My little grandson loves our big dog, but the dog is big and rough, just a bit too rough for a little kid, my H and I mused. Last year, on a whim, we swung by the animal shelter and looked at the dogs.
We fell in love with one, part chihuahua, part who knows what. Wait till GS gets a load of him. We raced home to get our dog and bring him to meet the new dog. Sadly, in the 10 minutes it took us to run home and back to the shelter, another family had already adopted him. What timing. We were bummed, but they encouraged us to go back to look at the dogs again and we did. I’m glad, ’cause we found her.
A young chihuahua mix, brown, with lonely brown eyes. We took her out into the yard and were fairly quickly in love anew. She raced like a demon, and jumped into your arms. She snuggled and kissed, and we knew GS would absolutely love her. Grandson was with his mom, but the next day he met his new dog. He was excited, and really rough and generally chased and terrorized the little thing. She kept running away from him, to hide behind me. In fact, it seemed the dog would go to almost no one else. We figured she’d get more comfortable and hang with every one in time. This was hard for GS to understand. He immediately loved his dog, only to be discouraged when the dog would not stay with him.
We kept losing her, only to discover her burrowed under pillows, blankets, sweaters, and we learned very quickly to check the lumpy pillows for a dog underneath. Curious, I decided to look up Chihuahua. I found out some interesting information: Chihuahuas shake when they are excited, afraid, or cold. Not because they are Chihuahuas. They also like to burrow under blankets, etc., especially during cold weather. Most importantly, I discovered that Chihuahuas are very one-person oriented. They often pick one person of the family as their person. I realized I was the dog’s chosen person.

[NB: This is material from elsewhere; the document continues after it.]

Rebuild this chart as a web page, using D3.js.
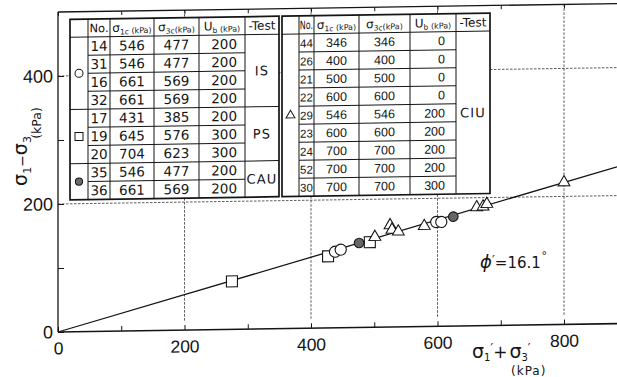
<!DOCTYPE html>
<html>
<head>
<meta charset="utf-8">
<script src="https://cdn.jsdelivr.net/npm/d3@7"></script>
<style>
  html, body { margin: 0; padding: 0; background: #fff; }
  svg { display: block; }
</style>
</head>
<body>
<svg id="chart" width="617" height="377"></svg>
<script>
// ---- test tables ----
const leftNo      = [14, 31, 16, 32, 17, 19, 20, 35, 36];
const leftSig1c   = [546, 546, 661, 661, 431, 645, 704, 546, 661];
const leftSig3c   = [477, 477, 569, 569, 385, 576, 623, 477, 569];
const leftUb      = [200, 200, 200, 200, 200, 300, 300, 200, 200];
const leftTests   = ["IS", "PS", "CAU"];
const leftSymbols = ["circle", "square", "dot"];
const leftGroupSizes = [4, 3, 2];

const rightNo      = [44, 26, 21, 22, 29, 23, 24, 52, 30];
const rightSig1c   = [346, 400, 500, 600, 546, 600, 700, 700, 700];
const rightSig3c   = [346, 400, 500, 600, 546, 600, 700, 700, 700];
const rightUb      = [0, 0, 0, 0, 200, 200, 200, 200, 300];
const rightTests   = ["CIU"];
const rightSymbols = ["triangle"];
const rightGroupSizes = [9];

// ---- failure points: sigma1' + sigma3' (x) and sigma1 - sigma3 (y), kPa ----
const isX  = [438, 447, 598, 606];
const isY  = [119, 122, 163, 163];
const psX  = [275, 427, 493];
const psY  = [75, 112, 133];
const cauX = [476, 625];
const cauY = [132, 171];
const ciuX = [501, 525, 528, 538, 579, 662, 672, 678, 800];
const ciuY = [141, 159, 152, 149, 157, 185, 186, 190, 222];

// failure line angle (degrees)
const phiDeg = 16.1;

// ---- axis ticks ----
const xTicks = [0, 100, 200, 300, 400, 500, 600, 700, 800];
const xLabels = [0, 200, 400, 600, 800];
const yTicks = [0, 100, 200, 300, 400];
const yLabels = [0, 200, 400];
const gridX = [200, 400, 600, 800];
const gridY = [200, 400];

// ---------------------------------------------------------------
const W = 617, H = 377;
const svg = d3.select("#chart");
const x = d3.scaleLinear().domain([0, 800]).range([58, 564]);
const y = d3.scaleLinear().domain([0, 400]).range([332, 76]);
const xMax = x.invert(W);
const yTop = 500;

const ink = "#151515";
const numFont = "'DejaVu Sans', sans-serif";
const tickFont = "'Liberation Sans', Arial, sans-serif";

// the plotting frame is very slightly sheared, as on the printed page
const plot = svg.append("g")
  .attr("transform", "translate(58,0) skewY(-0.86) translate(-58,0)");

// dotted grid
const grid = plot.append("g")
  .attr("stroke", "#333").attr("stroke-width", 0.8)
  .attr("stroke-dasharray", "2.5,1.5").attr("fill", "none");
gridX.forEach(v => {
  grid.append("line")
    .attr("x1", x(v)).attr("x2", x(v))
    .attr("y1", y(yTop)).attr("y2", y(14));
});
gridY.forEach(v => {
  grid.append("line")
    .attr("x1", x(0)).attr("x2", x(xMax))
    .attr("y1", y(v)).attr("y2", y(v));
});

// axes
const xAxis = d3.axisBottom(x).tickValues(xTicks)
  .tickSizeInner(-5).tickSizeOuter(0).tickPadding(10)
  .tickFormat(d => xLabels.includes(d) ? d : "");
const gx = plot.append("g").attr("transform", `translate(0,${y(0)})`).call(xAxis);
gx.select(".domain").remove();
gx.selectAll("line").attr("stroke", ink).attr("stroke-width", 1);
gx.selectAll("text").attr("font-family", tickFont).attr("font-size", 17.5).attr("fill", ink);

const yAxis = d3.axisLeft(y).tickValues(yTicks)
  .tickSizeInner(-6).tickSizeOuter(0).tickPadding(5)
  .tickFormat(d => yLabels.includes(d) ? d : "");
const gy = plot.append("g").attr("transform", `translate(${x(0)},0)`).call(yAxis);
gy.select(".domain").remove();
gy.selectAll("line").attr("stroke", ink).attr("stroke-width", 1);
gy.selectAll("text").attr("font-family", tickFont).attr("font-size", 18).attr("fill", ink);

const topAxis = d3.axisTop(x).tickValues(xTicks)
  .tickSizeInner(-4).tickSizeOuter(0).tickFormat("");
const gt = plot.append("g").attr("transform", `translate(0,${y(yTop)})`).call(topAxis);
gt.select(".domain").remove();
gt.selectAll("line").attr("stroke", ink).attr("stroke-width", 1);

// frame lines
plot.append("line").attr("x1", x(0)).attr("x2", x(xMax))
  .attr("y1", y(0)).attr("y2", y(0)).attr("stroke", ink).attr("stroke-width", 1.6);
plot.append("line").attr("x1", x(0)).attr("x2", x(0))
  .attr("y1", y(0)).attr("y2", y(yTop)).attr("stroke", ink).attr("stroke-width", 1.3);
plot.append("line").attr("x1", x(0)).attr("x2", x(xMax))
  .attr("y1", y(yTop)).attr("y2", y(yTop)).attr("stroke", ink).attr("stroke-width", 1.3);

// ---- tables ----
function symbolAt(g, kind, cx, cy) {
  if (kind === "circle") {
    g.append("circle").attr("cx", cx).attr("cy", cy).attr("r", 4)
      .attr("fill", "#fff").attr("stroke", ink).attr("stroke-width", 1);
  } else if (kind === "dot") {
    g.append("circle").attr("cx", cx).attr("cy", cy).attr("r", 3.6)
      .attr("fill", "#6a6a6a").attr("stroke", ink).attr("stroke-width", 1);
  } else if (kind === "square") {
    g.append("rect").attr("x", cx - 4).attr("y", cy - 4)
      .attr("width", 8).attr("height", 8)
      .attr("fill", "#fff").attr("stroke", ink).attr("stroke-width", 1);
  } else {
    g.append("path").attr("transform", `translate(${cx},${cy})`)
      .attr("d", d3.symbol(d3.symbolTriangle).size(34)())
      .attr("fill", "#fff").attr("stroke", ink).attr("stroke-width", 1);
  }
}

// column heading: main letter, subscript and a small unit
function header(g, cx, cy, main, sub, unit) {
  const t = g.append("text").attr("x", cx).attr("y", cy)
    .attr("text-anchor", "middle").attr("font-family", numFont).attr("fill", ink);
  t.append("tspan").attr("font-size", 12).text(main);
  t.append("tspan").attr("font-size", 7.5).attr("dy", 2.5).text(sub);
  t.append("tspan").attr("font-size", 8).attr("dy", -1).text(unit);
  return t;
}

function drawTable(cfg) {
  const g = plot.append("g");
  const c = cfg.cols, top = 19.5, rh = 18.05, n = cfg.no.length;
  const bottom = top + rh * (n + 1);
  const lineStyle = sel => sel.attr("stroke", ink).attr("stroke-width", 1);

  g.append("rect").attr("x", c[0]).attr("y", top)
    .attr("width", c[6] - c[0]).attr("height", bottom - top)
    .attr("fill", "#fff").attr("stroke", ink).attr("stroke-width", 1.7);
  c.slice(1, -1).forEach(cx => {
    lineStyle(g.append("line").attr("x1", cx).attr("x2", cx).attr("y1", top).attr("y2", bottom));
  });
  lineStyle(g.append("line").attr("x1", c[0]).attr("x2", c[6]).attr("y1", top + rh).attr("y2", top + rh));

  // group boundaries
  const bounds = [];
  let acc = 0;
  cfg.sizes.forEach(s => { bounds.push([acc, acc + s]); acc += s; });
  for (let i = 1; i < n; i++) {
    const yy = top + rh * (i + 1);
    const full = bounds.some(b => b[0] === i);
    lineStyle(g.append("line")
      .attr("x1", full ? c[0] : c[1]).attr("x2", full ? c[6] : c[5])
      .attr("y1", yy).attr("y2", yy));
  }

  // header row
  const hy = top + rh / 2 + 4.3;
  const mid = k => (c[k] + c[k + 1]) / 2;
  g.append("text")
    .attr("transform", `translate(${mid(1)},${hy}) scale(${cfg.noScale},1)`)
    .attr("text-anchor", "middle")
    .attr("font-family", numFont).attr("font-size", 11.5).attr("fill", ink)
    .text("No.");
  header(g, mid(2), hy, "σ", "1c", " (kPa)");
  header(g, mid(3), hy, "σ", "3c", "(kPa)");
  header(g, mid(4), hy, "U", "b", " (kPa)");
  g.append("text").attr("x", mid(5)).attr("y", hy).attr("text-anchor", "middle")
    .attr("font-family", numFont).attr("font-size", 12).attr("fill", ink)
    .text("-Test");

  // body rows
  const fs = cfg.fs;
  const cols = [cfg.no, cfg.s1, cfg.s3, cfg.ub];
  for (let i = 0; i < n; i++) {
    const by = top + rh * (i + 1) + rh / 2 + fs * 0.36;
    cols.forEach((arr, k) => {
      const anchorRight = k === 3;
      g.append("text")
        .attr("x", anchorRight ? c[5] - cfg.ubPad : mid(k + 1))
        .attr("y", by)
        .attr("text-anchor", anchorRight ? "end" : "middle")
        .attr("font-family", cfg.font)
        .attr("font-size", k === 0 ? cfg.noFs : fs).attr("fill", ink)
        .text(arr[i]);
    });
  }

  // group symbols and test names
  bounds.forEach((b, gi) => {
    const cy = top + rh * (1 + (b[0] + b[1]) / 2);
    symbolAt(g, cfg.symbols[gi], mid(0), cy);
    g.append("text").attr("x", mid(5)).attr("y", cy + 4.7)
      .attr("text-anchor", "middle").attr("font-family", numFont)
      .attr("font-size", 13).attr("letter-spacing", 1.2).attr("fill", ink)
      .text(cfg.tests[gi]);
  });
}

drawTable({
  cols: [70, 88, 110, 154, 199, 245, 279],
  no: leftNo, s1: leftSig1c, s3: leftSig3c, ub: leftUb,
  tests: leftTests, symbols: leftSymbols, sizes: leftGroupSizes,
  font: numFont, fs: 13.5, noFs: 13.5, ubPad: 8, noScale: 1
});
drawTable({
  cols: [282, 299, 314, 359, 410, 456, 490],
  no: rightNo, s1: rightSig1c, s3: rightSig3c, ub: rightUb,
  tests: rightTests, symbols: rightSymbols, sizes: rightGroupSizes,
  font: tickFont, fs: 12.5, noFs: 11.5, ubPad: 11, noScale: 0.7
});

// ---- failure envelope ----
const slope = Math.sin(phiDeg * Math.PI / 180);
plot.append("line")
  .attr("x1", x(0)).attr("y1", y(0))
  .attr("x2", x(xMax)).attr("y2", y(xMax * slope))
  .attr("stroke", ink).attr("stroke-width", 1.3);

// ---- points ----
const pts = plot.append("g").attr("stroke", ink).attr("stroke-width", 1.1);
psX.forEach((v, i) => {
  pts.append("rect").attr("x", x(v) - 5.5).attr("y", y(psY[i]) - 5.5)
    .attr("width", 11).attr("height", 11).attr("fill", "#fff");
});
ciuX.forEach((v, i) => {
  pts.append("path").attr("transform", `translate(${x(v)},${y(ciuY[i])})`)
    .attr("d", d3.symbol(d3.symbolTriangle).size(60)()).attr("fill", "#fff");
});
isX.forEach((v, i) => {
  pts.append("circle").attr("cx", x(v)).attr("cy", y(isY[i])).attr("r", 5.6).attr("fill", "#fff");
});
cauX.forEach((v, i) => {
  pts.append("circle").attr("cx", x(v)).attr("cy", y(cauY[i])).attr("r", 4.8).attr("fill", "#666");
});

// ---- axis titles ----
const yt = svg.append("text")
  .attr("transform", "translate(27,161) rotate(-90)")
  .attr("text-anchor", "middle").attr("font-family", numFont).attr("fill", ink);
yt.append("tspan").attr("font-size", 19).text("σ");
yt.append("tspan").attr("font-size", 11).attr("dy", 4).text("1");
yt.append("tspan").attr("font-size", 14).attr("dy", -4).text("−");
yt.append("tspan").attr("font-size", 19).text("σ");
yt.append("tspan").attr("font-size", 11).attr("dy", 4).text("3");

svg.append("text")
  .attr("transform", "translate(41,123) rotate(-90)")
  .attr("text-anchor", "middle").attr("font-family", numFont)
  .attr("font-size", 12.5).attr("fill", ink).text("(kPa)");

const xt = svg.append("text").attr("x", 472).attr("y", 358)
  .attr("font-family", numFont).attr("fill", ink);
xt.append("tspan").attr("font-size", 19).text("σ");
xt.append("tspan").attr("font-size", 10).attr("dy", 3).text("1");
xt.append("tspan").attr("font-size", 12).attr("dy", -9).text("′");
xt.append("tspan").attr("font-size", 17).attr("dy", 6).text("+");
xt.append("tspan").attr("font-size", 19).attr("dx", 2).text("σ");
xt.append("tspan").attr("font-size", 10).attr("dy", 3).text("3");
xt.append("tspan").attr("font-size", 12).attr("dy", -9).text("′");

svg.append("text").attr("x", 511).attr("y", 375)
  .attr("font-family", numFont).attr("font-size", 12).attr("letter-spacing", 1)
  .attr("fill", ink).text("(kPa)");

// ---- friction angle label ----
const pl = svg.append("text").attr("x", 480).attr("y", 268)
  .attr("font-family", numFont).attr("fill", ink);
pl.append("tspan").attr("font-size", 18).attr("font-style", "italic").text("ϕ");
pl.append("tspan").attr("font-size", 13).attr("dy", -4).text("′");
pl.append("tspan").attr("font-size", 15).attr("dy", 4).text("=" + phiDeg);
svg.append("text").attr("x", 541.5).attr("y", 259)
  .attr("font-family", numFont).attr("font-size", 11).attr("fill", ink).text("°");
</script>
</body>
</html>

I felt awful. Here we pick out a young dog as a gift to GS only to have the dog basically reject him and prefer me. I was GS’s favorite for a long time. I was his first playmate and spent most of my time playing with or reading to him. I encouraged him to again come sit next to me to read a book, and before long Itsy would come and snuggle up to us. We walked her around the block together, and she slowly warmed up to the rest of the household.

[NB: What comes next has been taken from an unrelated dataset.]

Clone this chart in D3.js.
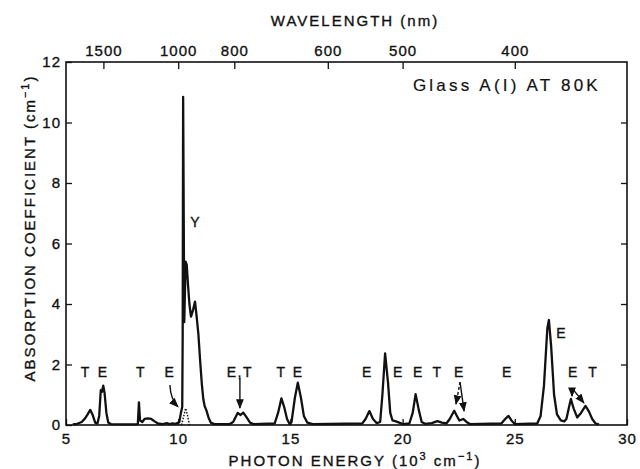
<!DOCTYPE html>
<html lang="en">
<head>
  <meta charset="utf-8">
  <title>Glass A(I) absorption</title>
  <style>
    body {
      margin:0;
      background-color:#fff;
    }
    svg text {
      font-family:"Liberation Sans", Arial, sans-serif;
      fill:#111;
      stroke:#111;
      stroke-width:0.35px;
    }
    .tick text {
      font-size:15px;
      letter-spacing:1px;
    }
    .tick line {
      stroke:#111;
      stroke-width:1.3;
    }
    .title {
      font-size:15px;
      letter-spacing:2px;
    }
    .lbl {
      font-size:14px;
      letter-spacing:1.5px;
    }
  </style>
</head>
<body>
  <div id="chart"></div>
  <script src="https://cdn.jsdelivr.net/npm/d3@7"></script>
  <script>
    // photon energy (10^3 cm^-1) and absorption coefficient (cm^-1)
    var energy = [5.3, 5.5, 5.7, 5.85, 5.97, 6.08, 6.18, 6.3, 6.4, 6.48, 6.55, 6.6, 6.66, 6.72, 6.8, 6.88, 7.0,
      8.0, 8.2, 8.25, 8.3, 8.4, 8.5, 8.65, 8.8, 8.95, 9.1, 9.3, 9.5, 9.6, 9.75, 9.9,
      10.05, 10.12, 10.18, 10.2, 10.22, 10.27, 10.33, 10.38, 10.44, 10.5, 10.57, 10.66, 10.75, 10.82, 10.9, 10.98,
      11.05, 11.12, 11.18, 11.25, 11.35, 11.45, 11.6,
      12.3, 12.45, 12.55, 12.65, 12.78, 12.9, 13.05, 13.2, 13.35,
      14.3, 14.45, 14.6, 14.72, 14.85, 14.97, 15.05, 15.2, 15.33, 15.47, 15.6, 15.75, 16.0,
      18.2, 18.35, 18.52, 18.68, 18.85, 19.0, 19.1, 19.22, 19.35, 19.45, 19.55, 19.7, 19.85, 20.0,
      20.3, 20.45, 20.58, 20.72, 20.85, 21.0, 21.3, 21.55, 21.75, 21.95, 22.1, 22.3, 22.42, 22.53, 22.7, 22.85, 23.0,
      24.4, 24.6, 24.72, 24.85, 25.0, 26.0, 26.15, 26.3, 26.45, 26.52, 26.62, 26.75, 26.88, 27.05, 27.2,
      27.3, 27.42, 27.5, 27.62, 27.78, 27.95, 28.15, 28.3, 28.45, 28.6, 28.75];
    var absorption = [0.02, 0.04, 0.1, 0.22, 0.36, 0.5, 0.35, 0.08, 0.05, 0.3, 1.15, 1.1, 1.3, 1.05, 0.4, 0.08, 0.03,
      0.02, 0.03, 0.75, 0.15, 0.1, 0.2, 0.22, 0.2, 0.12, 0.05, 0.03, 0.06, 0.03, 0.05, 0.04,
      0.1, 0.4, 0.6, 3.0, 10.85, 3.4, 5.4, 5.3, 4.6, 4.0, 3.58, 3.8, 4.08, 3.6, 3.0, 2.1,
      1.38, 0.85, 0.62, 0.5, 0.25, 0.08, 0.03,
      0.03, 0.1, 0.25, 0.4, 0.33, 0.41, 0.25, 0.08, 0.03,
      0.05, 0.4, 0.88, 0.6, 0.2, 0.03, 0.1, 0.9, 1.4, 0.9, 0.3, 0.08, 0.03,
      0.05, 0.2, 0.46, 0.2, 0.06, 0.1, 1.0, 2.37, 1.4, 0.4, 0.15, 0.12, 0.08, 0.03,
      0.05, 0.4, 1.02, 0.5, 0.1, 0.04, 0.06, 0.13, 0.08, 0.05, 0.2, 0.47, 0.3, 0.15, 0.2, 0.1, 0.03,
      0.05, 0.22, 0.3, 0.15, 0.03, 0.05, 0.3, 1.3, 3.2, 3.47, 2.6, 1.0, 0.35, 0.15, 0.12,
      0.2, 0.6, 0.86, 0.55, 0.25, 0.4, 0.63, 0.45, 0.2, 0.05, 0.02];

    // hatched component under the Y band
    var hatchEnergy = [10.15, 10.25, 10.33, 10.42, 10.5];
    var hatchAbs = [0.0, 0.3, 0.55, 0.3, 0.0];

    var xTicks = [5, 10, 15, 20, 25, 30];
    var yTicks = [0, 2, 4, 6, 8, 10, 12];
    var wavelengthTicks = [1500, 1000, 800, 600, 500, 400];

    // band labels: energy, absorption, text
    var labelE = [5.88, 6.66, 8.34, 9.63, 12.75, 14.61, 15.35, 18.43, 19.81, 20.7, 21.56, 22.53, 24.67, 27.61, 28.5, 27.09, 10.78];
    var labelV = [1.75, 1.75, 1.75, 1.75, 1.75, 1.75, 1.75, 1.75, 1.75, 1.75, 1.75, 1.75, 1.75, 1.75, 1.75, 3.03, 6.7];
    var labelText = ["T", "E", "T", "E", "E,T", "T", "E", "E", "E", "E", "T", "E", "E", "E", "T", "E", "Y"];

    // arrows: start energy, start abs, end energy, end abs, dashed
    var arrowFrom = [[9.63, 1.32], [12.75, 1.55], [22.56, 1.42], [22.56, 1.42], [27.55, 1.22], [27.55, 1.22]];
    var arrowTo = [[9.99, 0.6], [12.75, 0.56], [22.38, 0.69], [22.74, 0.46], [27.55, 0.95], [28.08, 0.73]];
    var arrowDash = [false, false, true, false, true, false];

    var W = 640, H = 469;
    var m = {top: 62, right: 13, bottom: 44, left: 66};
    var w = W - m.left - m.right, h = H - m.top - m.bottom;

    var svg = d3.select("#chart").append("svg")
        .attr("width", W)
        .attr("height", H);

    var defs = svg.append("defs");
    defs.append("marker")
        .attr("id", "head")
        .attr("viewBox", "0 0 10 10")
        .attr("refX", 9).attr("refY", 5)
        .attr("markerWidth", 7).attr("markerHeight", 7)
        .attr("orient", "auto")
      .append("path")
        .attr("d", "M0,1 L10,5 L0,9 z")
        .attr("fill", "#111");

    var g = svg.append("g")
        .attr("transform", "translate(" + m.left + "," + m.top + ")");

    var x = d3.scaleLinear().domain([5, 30]).range([0, w]);
    var y = d3.scaleLinear().domain([0, 12]).range([h, 0]);

    g.append("g")
        .call(d3.axisLeft(y).tickValues(yTicks).tickSize(-6).tickPadding(5));
    g.append("g")
        .attr("transform", "translate(" + w + ",0)")
        .call(d3.axisRight(y).tickValues(yTicks.slice(1, -1)).tickSize(-6).tickFormat(""));
    g.append("g")
        .attr("transform", "translate(0," + h + ")")
        .call(d3.axisBottom(x).tickValues(xTicks).tickSize(-6).tickPadding(8));
    g.append("g")
        .call(d3.axisTop(x).tickValues(wavelengthTicks.map(function(l){ return 1e4 / l; }))
          .tickSize(-7).tickPadding(6)
          .tickFormat(function(d){ return Math.round(1e4 / d); }));

    g.selectAll(".domain").remove();
    g.selectAll(".tick text").attr("fill", "#111");

    g.append("rect")
        .attr("width", w)
        .attr("height", h)
        .attr("fill", "none")
        .attr("stroke", "#111")
        .attr("stroke-width", 1.6);

    var line = d3.line()
        .x(function(d){ return x(d[0]); })
        .y(function(d){ return y(d[1]); });

    g.append("path")
        .datum(d3.zip(hatchEnergy, hatchAbs))
        .attr("d", line)
        .attr("fill", "none")
        .attr("stroke", "#111")
        .attr("stroke-width", 1.5)
        .attr("stroke-dasharray", "1.5,1.5");

    g.append("path")
        .datum(d3.zip(energy, absorption))
        .attr("d", line)
        .attr("fill", "none")
        .attr("stroke", "#111")
        .attr("stroke-width", 2.3)
        .attr("stroke-linejoin", "round");

    arrowFrom.forEach(function(a, i){
      var b = arrowTo[i];
      var d;
      if (i == 0) {
        d = "M" + x(a[0]) + "," + y(a[1]) + " Q" + x(9.66) + "," + y(0.85) + " " + x(b[0]) + "," + y(b[1]);
      } else {
        d = "M" + x(a[0]) + "," + y(a[1]) + " L" + x(b[0]) + "," + y(b[1]);
      }
      g.append("path")
          .attr("d", d)
          .attr("fill", "none")
          .attr("stroke", "#111")
          .attr("stroke-width", 1.4)
          .attr("stroke-dasharray", arrowDash[i] ? "3,2" : null)
          .attr("marker-end", "url(#head)");
    });

    g.selectAll("text.lbl")
        .data(labelText)
      .enter().append("text")
        .attr("class", "lbl")
        .attr("x", function(d, i){ return x(labelE[i]); })
        .attr("y", function(d, i){ return y(labelV[i]); })
        .attr("text-anchor", "middle")
        .attr("dy", "0.36em")
        .text(function(d){ return d; });

    g.append("text")
        .attr("x", x(20.46))
        .attr("y", y(11.24))
        .attr("dy", "0.36em")
        .style("font-size", "17px")
        .style("letter-spacing", "3.2px")
        .style("stroke-width", "0.2px")
        .text("Glass A(I) AT 80K");

    // axis titles
    svg.append("text")
        .attr("class", "title")
        .attr("x", 355).attr("y", 26)
        .attr("text-anchor", "middle")
        .text("WAVELENGTH (nm)");

    var xt = svg.append("text")
        .attr("class", "title")
        .attr("x", 355).attr("y", 466)
        .attr("text-anchor", "middle");
    xt.append("tspan").text("PHOTON ENERGY (10");
    xt.append("tspan").attr("dy", -6).style("font-size", "11px").text("3");
    xt.append("tspan").attr("dy", 6).text(" cm");
    xt.append("tspan").attr("dy", -6).style("font-size", "11px").text("\u22121");
    xt.append("tspan").attr("dy", 6).text(")");

    var yt = svg.append("text")
        .attr("class", "title")
        .attr("transform", "translate(35,228) rotate(-90)")
        .attr("text-anchor", "middle");
    yt.append("tspan").text("ABSORPTION COEFFICIENT (cm");
    yt.append("tspan").attr("dy", -6).style("font-size", "11px").text("\u22121");
    yt.append("tspan").attr("dy", 6).text(")");
  </script>
</body>
</html>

Fortunately in the nearly one year we’ve had her, Itsy, has embraced the entire family, even going to GS to play for short periods. She sleeps with me, and sits in my preferred chair, when I am not in it. I’m in awe of this little dog and her devotion to me. I am acutely aware that she “belongs” to GS, but feels like the family dog.
I secretly feel good that she misses me especially when we’re gone, and that it’s me she sleeps with. I love the feeling of her laying in the crook of my knees. Sometimes she will lick my feet, some sort of grooming thing? Whatever. No one else licks my feet and it feels warm and comfy somehow.
We’ve had two other dogs, and we had to put both of them down in their older years. It was hard, but I quickly got on with it. H still mourns and will tear up at pictures of them, not me. I don’t know why? I loved the dogs, but I don’t miss them as intently has H does. I know, though, when it is time for Itsy, I am going to be devastated. I don’t think I have ever felt such love, and that it comes from a little dog singling me out from among the family to make her favorite person. Making me feel special in ways no one or nothing had before.